How far along? 33w1d
Total weight gain/loss: I haven't kept track but I'm definitely LARGE
Maternity clothes? A few maternity items still fit, but I've outgrown most
Stretch marks? Makes me want to cry
Sleep: Some. I toss and turn from left to right but I've been getting more sleep this week than when I first came home from the hospital
Best moment this week: My sister giving me a pedicure
Movement: Tons, I'm convinced these boys are gymnasts
Food cravings: Ok, so I've never ever liked beer, but every time I see one of those beer with lime commercials I want one badly. I also have been wanting a shaved ice/snocone.
Labor Signs: Sometimes I feel cramping until I take the procardia to stop contractions. I know I'm contracting, but I'm not really feeling anything.

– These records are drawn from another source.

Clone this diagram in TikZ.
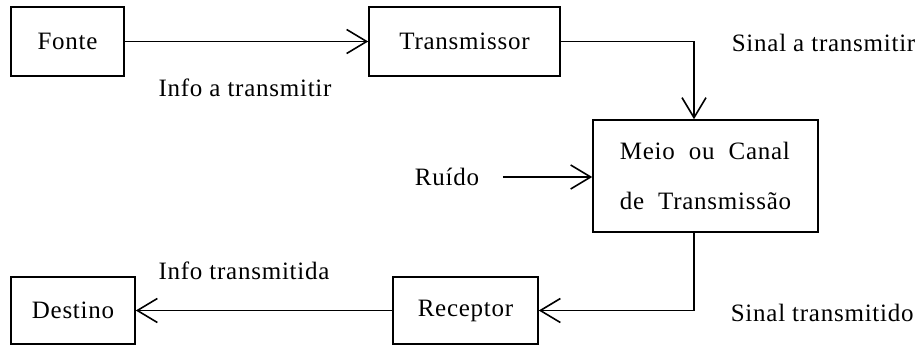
\documentclass[tikz,border=0pt]{standalone}
\usepackage{fontspec}
\setmainfont{Liberation Serif}[LetterSpace=3]
\usetikzlibrary{arrows.meta}

\begin{document}
\begin{tikzpicture}[x=1pt,y=-1pt,->,>={Straight Barb[length=20pt,width=24pt]},line width=1.6pt,
    font=\fontsize{25}{30}\selectfont,
    box/.style={draw,-,rectangle,inner sep=0pt},
    lbl/.style={inner sep=0pt}]

\useasboundingbox (0,0) rectangle (916,345);

\node[box,minimum width=113pt,minimum height=69pt] (fonte) at (67.5,41.5) {Fonte};
\node[box,minimum width=191pt,minimum height=69pt] (trans) at (464.5,41.5) {Transmissor};
\node[box,minimum width=225pt,minimum height=112pt,align=left] (meio) at (705.5,176)
    {Meio\ \ ou\ \ Canal\\[20pt]de\ \ Transmissão};
\node[box,minimum width=145pt,minimum height=67pt] (recep) at (465.5,310.5) {Receptor};
\node[box,minimum width=124pt,minimum height=67pt] (dest) at (73,310.5) {Destino};

\node[lbl] (infoa) at (245,88) {Info a transmitir};
\node[lbl,anchor=west] (sinala) at (731,43) {Sinal a transmitir};
\node[lbl] (ruido) at (447,177) {Ruído};
\node[lbl] (infot) at (244,271) {Info transmitida};
\node[lbl,anchor=west] (sinalt) at (730,313) {Sinal transmitido};

\draw (fonte) -- (trans);
\draw (trans) -| ([xshift=-11.5pt]meio.north);
\draw[shorten <=23pt] (ruido.east) -- (ruido.east -| meio.west);
\draw ([xshift=-11.5pt]meio.south) |- (recep);
\draw (recep) -- (dest);

\end{tikzpicture}
\end{document}
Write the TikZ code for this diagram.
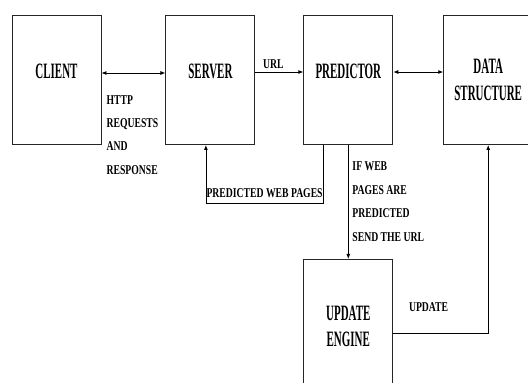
\documentclass[tikz,border=0pt]{standalone}
\usepackage{fontspec}
\newfontfamily\boxfont[FakeStretch=0.5]{Liberation Serif}
\newfontfamily\labfont[FakeStretch=0.72]{Liberation Serif}
\usetikzlibrary{arrows.meta,positioning}
\tikzset{
	blockbox/.style={rectangle, draw=black!85, line width=0.9pt, minimum width=89bp,
		minimum height=129bp, align=center, inner sep=0pt,
		font=\boxfont\bfseries\fontsize{22}{27}\selectfont},
	uptext/.style={text depth=18bp},
	flowlab/.style={align=left, inner sep=1pt, font=\labfont\bfseries\fontsize{13.5}{23.5}\selectfont},
	flowarr/.style={-{Latex[length=5bp,width=4bp]}, line width=0.8pt},
	biarr/.style={{Latex[length=5bp,width=4bp]}-{Latex[length=5bp,width=4bp]}, line width=0.8pt}
}
\begin{document}
\begin{tikzpicture}[x=1bp, y=-1bp]
	\useasboundingbox (0,0) rectangle (528,382);
	\node[blockbox, uptext] (client) at (56.5,80) {CLIENT};
	\node[blockbox, uptext, right=64bp of client] (server) {SERVER};
	\node[blockbox, uptext, right=48bp of server] (pred) {PREDICTOR};
	\node[blockbox, right=50bp of pred] (data) {DATA\\STRUCTURE};
	\node[blockbox, minimum height=134bp, below=114bp of pred] (upd) {UPDATE\\ENGINE};
	% links along the top row
	\draw[biarr] ([yshift=7bp]client.east) -- ([yshift=7bp]client.east -| server.west);
	\draw[flowarr] ([yshift=8bp]server.east) -- node[flowlab, above, pos=0.375, yshift=2bp] {URL} ([yshift=8bp]server.east -| pred.west);
	\draw[biarr] ([yshift=8bp]pred.east) -- ([yshift=8bp]pred.east -| data.west);
	\node[flowlab, below right=14bp and 4bp of client.east] (http) {HTTP\\REQUESTS\\AND\\RESPONSE};
	% feedback paths
	\draw[flowarr] ([xshift=-25bp]pred.south) -- ++(0,58) -| node[flowlab, above, pos=0.25, yshift=4bp] {PREDICTED WEB PAGES} ([xshift=-4.5bp]server.south);
	\draw[flowarr] (pred.south) -- (upd.north);
	\node[flowlab, below right=16bp and 3bp of pred.south] (ifweb) {IF WEB\\PAGES ARE\\PREDICTED\\SEND THE URL};
	\draw[flowarr] ([yshift=-7bp]upd.east) -| node[flowlab, above=20bp, pos=0.186] {UPDATE} (data.south);
\end{tikzpicture}
\end{document}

Belly Button in or out? Definitely out
What I miss: Being able to pee, wipe, and get off the toilet easily
What I am looking forward to: Finishing the nursery, Dr's appointment on Monday, seeing 34 wks and having these babies
Milestones: Started decorating the nursery, made the final "must get before babies are born" list of stuff we still need, started packing the hospital bag
I am so excited to hit 33 wks. We had a few goals set and hitting 33 makes us one week closer to hitting the next goal and one week closer to meeting our little boys. 28 was our first goal, then 32, now 34 is the big goal. 35 and 36 are what the Dr's are hoping we hit, but if we can make it to 34, we'll all be very happy. I feel so large and uncomfortable plus I'm having a hard time moving around and breathing that I'm anxious to hit 34 and then deliver. I know these babies need to stay in as long as possible but my small frame feels like it's about to brake so I'm not sure how long we'll make it past 34. It's crazy and amazing to think that in just a week or two our sons will be here. Is that even right? We're going to have to baby boys that we get to take home and keep??
I keep going back and forth on a few things. Some days I'm seriously nervous about delivery and others I don't worry about it. I will have more of an idea of what we're planning after our ultrasound Monday. If both boys are head down or close enough, our plan will be to try for a vaginal delivery. Having somewhat of a plan, even though I know it can change, will put me more at ease. I know our delivery is going to be different than what I can picture because we'll be delivering in the operating room and I don't know what it's like. I was present when my cousin gave birth to her 2nd child so that's the only delivery I know so that's just what I figured ours would be like. I've never seen the operating room at our hospital and I opted not to take a tour while we were there because I could totally see myself getting way too nervous.
I'm ready to have the babies and be a mom. I'm ready to feel normal again. On the flip side though, I'm definitely going to miss being pregnant. I'm going to completely miss feeling the boys move around inside of me. That is the most precious and intimate feeling and it makes me so sad to think I'm not going to feel it anymore.
I know we can do this, raise twins, and I know God never gives you more than you can handle, but I do wonder how well we'll do with two instead of one. I know we'll figure out what works best for us and find a flow, but if we mess up big time, we'll be messing up two children instead of one. I guess I'm just going through what all new parents to be go through.